EXERCISE
Write out the listing, please, but only from its first line through the line containing "555).attr('height', 530).attr('fill', '#ffffff');", exactly as given and without pictures.
--- begin SUPPLIED DATA ---
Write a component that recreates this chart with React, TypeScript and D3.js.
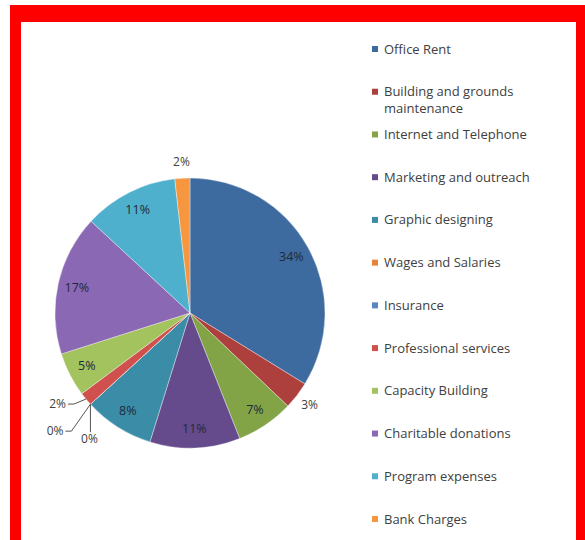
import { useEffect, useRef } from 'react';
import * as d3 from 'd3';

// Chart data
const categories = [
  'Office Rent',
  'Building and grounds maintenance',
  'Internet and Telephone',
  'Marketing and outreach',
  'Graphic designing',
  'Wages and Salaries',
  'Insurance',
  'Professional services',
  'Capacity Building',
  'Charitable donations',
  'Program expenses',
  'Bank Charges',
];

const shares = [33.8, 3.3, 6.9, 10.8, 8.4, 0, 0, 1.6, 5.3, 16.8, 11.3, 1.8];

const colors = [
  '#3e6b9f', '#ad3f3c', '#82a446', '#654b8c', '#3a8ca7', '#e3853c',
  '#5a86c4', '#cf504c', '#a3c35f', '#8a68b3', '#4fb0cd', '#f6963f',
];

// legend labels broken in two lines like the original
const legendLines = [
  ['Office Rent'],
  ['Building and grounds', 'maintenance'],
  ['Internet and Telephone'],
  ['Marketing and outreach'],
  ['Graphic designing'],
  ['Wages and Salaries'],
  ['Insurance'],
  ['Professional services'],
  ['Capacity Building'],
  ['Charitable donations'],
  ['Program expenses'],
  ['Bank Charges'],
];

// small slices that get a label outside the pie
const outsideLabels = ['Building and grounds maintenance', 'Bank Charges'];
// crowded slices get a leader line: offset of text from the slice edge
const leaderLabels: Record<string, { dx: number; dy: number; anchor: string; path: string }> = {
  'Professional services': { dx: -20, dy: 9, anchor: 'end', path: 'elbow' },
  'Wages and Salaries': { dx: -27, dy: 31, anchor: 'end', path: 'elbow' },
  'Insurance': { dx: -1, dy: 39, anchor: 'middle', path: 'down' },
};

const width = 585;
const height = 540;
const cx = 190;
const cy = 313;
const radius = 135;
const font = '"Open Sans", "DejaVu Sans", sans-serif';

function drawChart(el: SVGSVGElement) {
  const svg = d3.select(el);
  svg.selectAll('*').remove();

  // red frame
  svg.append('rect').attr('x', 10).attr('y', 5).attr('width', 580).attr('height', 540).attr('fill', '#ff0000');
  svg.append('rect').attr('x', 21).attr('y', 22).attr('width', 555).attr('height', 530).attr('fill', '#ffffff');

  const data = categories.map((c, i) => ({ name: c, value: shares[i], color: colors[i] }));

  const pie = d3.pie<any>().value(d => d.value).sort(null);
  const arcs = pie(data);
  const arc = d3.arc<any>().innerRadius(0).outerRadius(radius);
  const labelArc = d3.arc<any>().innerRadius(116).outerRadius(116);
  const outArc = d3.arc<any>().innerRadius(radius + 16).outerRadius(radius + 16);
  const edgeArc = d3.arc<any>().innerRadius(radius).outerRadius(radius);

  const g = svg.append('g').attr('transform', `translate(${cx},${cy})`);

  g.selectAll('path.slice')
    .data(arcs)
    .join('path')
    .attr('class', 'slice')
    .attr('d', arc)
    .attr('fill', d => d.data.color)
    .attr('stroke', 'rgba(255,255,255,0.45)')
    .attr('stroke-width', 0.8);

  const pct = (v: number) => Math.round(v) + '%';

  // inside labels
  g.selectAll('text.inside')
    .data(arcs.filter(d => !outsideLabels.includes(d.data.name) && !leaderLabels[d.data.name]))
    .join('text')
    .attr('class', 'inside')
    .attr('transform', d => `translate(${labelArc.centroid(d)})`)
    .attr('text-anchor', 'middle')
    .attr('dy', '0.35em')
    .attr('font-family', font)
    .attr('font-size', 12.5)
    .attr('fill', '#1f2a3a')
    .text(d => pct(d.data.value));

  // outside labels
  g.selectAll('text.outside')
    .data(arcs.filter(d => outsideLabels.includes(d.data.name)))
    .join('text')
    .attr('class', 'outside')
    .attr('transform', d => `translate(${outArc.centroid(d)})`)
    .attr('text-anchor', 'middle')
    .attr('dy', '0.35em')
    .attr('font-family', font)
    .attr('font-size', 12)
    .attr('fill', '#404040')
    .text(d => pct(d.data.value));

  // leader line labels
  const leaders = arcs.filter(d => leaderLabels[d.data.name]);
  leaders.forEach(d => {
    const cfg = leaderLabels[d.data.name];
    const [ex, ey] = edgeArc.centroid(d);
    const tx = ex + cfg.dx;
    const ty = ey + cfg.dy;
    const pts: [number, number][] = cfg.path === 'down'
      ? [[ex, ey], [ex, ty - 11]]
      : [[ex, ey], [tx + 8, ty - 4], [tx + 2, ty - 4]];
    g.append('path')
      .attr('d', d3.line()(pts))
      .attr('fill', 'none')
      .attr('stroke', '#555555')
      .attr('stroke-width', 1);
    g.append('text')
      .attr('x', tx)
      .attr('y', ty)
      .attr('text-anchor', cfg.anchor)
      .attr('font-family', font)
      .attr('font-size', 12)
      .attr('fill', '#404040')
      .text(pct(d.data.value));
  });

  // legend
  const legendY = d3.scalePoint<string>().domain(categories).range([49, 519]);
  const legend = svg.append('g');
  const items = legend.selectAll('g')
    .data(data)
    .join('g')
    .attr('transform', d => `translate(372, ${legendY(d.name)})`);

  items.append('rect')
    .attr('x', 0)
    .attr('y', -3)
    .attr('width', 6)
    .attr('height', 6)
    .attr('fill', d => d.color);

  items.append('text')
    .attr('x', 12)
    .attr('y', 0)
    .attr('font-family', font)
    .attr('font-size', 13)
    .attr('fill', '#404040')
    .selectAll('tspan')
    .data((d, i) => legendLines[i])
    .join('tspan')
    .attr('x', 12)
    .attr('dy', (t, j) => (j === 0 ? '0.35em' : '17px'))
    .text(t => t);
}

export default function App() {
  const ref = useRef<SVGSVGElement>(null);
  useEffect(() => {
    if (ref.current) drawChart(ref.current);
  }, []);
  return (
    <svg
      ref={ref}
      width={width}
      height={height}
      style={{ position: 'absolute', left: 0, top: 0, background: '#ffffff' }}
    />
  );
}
--- end SUPPLIED DATA ---
FINAL RESULT
Write a component that recreates this chart with React, TypeScript and D3.js.
import { useEffect, useRef } from 'react';
import * as d3 from 'd3';

// Chart data
const categories = [
  'Office Rent',
  'Building and grounds maintenance',
  'Internet and Telephone',
  'Marketing and outreach',
  'Graphic designing',
  'Wages and Salaries',
  'Insurance',
  'Professional services',
  'Capacity Building',
  'Charitable donations',
  'Program expenses',
  'Bank Charges',
];

const shares = [33.8, 3.3, 6.9, 10.8, 8.4, 0, 0, 1.6, 5.3, 16.8, 11.3, 1.8];

const colors = [
  '#3e6b9f', '#ad3f3c', '#82a446', '#654b8c', '#3a8ca7', '#e3853c',
  '#5a86c4', '#cf504c', '#a3c35f', '#8a68b3', '#4fb0cd', '#f6963f',
];

// legend labels broken in two lines like the original
const legendLines = [
  ['Office Rent'],
  ['Building and grounds', 'maintenance'],
  ['Internet and Telephone'],
  ['Marketing and outreach'],
  ['Graphic designing'],
  ['Wages and Salaries'],
  ['Insurance'],
  ['Professional services'],
  ['Capacity Building'],
  ['Charitable donations'],
  ['Program expenses'],
  ['Bank Charges'],
];

// small slices that get a label outside the pie
const outsideLabels = ['Building and grounds maintenance', 'Bank Charges'];
// crowded slices get a leader line: offset of text from the slice edge
const leaderLabels: Record<string, { dx: number; dy: number; anchor: string; path: string }> = {
  'Professional services': { dx: -20, dy: 9, anchor: 'end', path: 'elbow' },
  'Wages and Salaries': { dx: -27, dy: 31, anchor: 'end', path: 'elbow' },
  'Insurance': { dx: -1, dy: 39, anchor: 'middle', path: 'down' },
};

const width = 585;
const height = 540;
const cx = 190;
const cy = 313;
const radius = 135;
const font = '"Open Sans", "DejaVu Sans", sans-serif';

function drawChart(el: SVGSVGElement) {
  const svg = d3.select(el);
  svg.selectAll('*').remove();

  // red frame
  svg.append('rect').attr('x', 10).attr('y', 5).attr('width', 580).attr('height', 540).attr('fill', '#ff0000');
  svg.append('rect').attr('x', 21).attr('y', 22).attr('width', 555).attr('height', 530).attr('fill', '#ffffff');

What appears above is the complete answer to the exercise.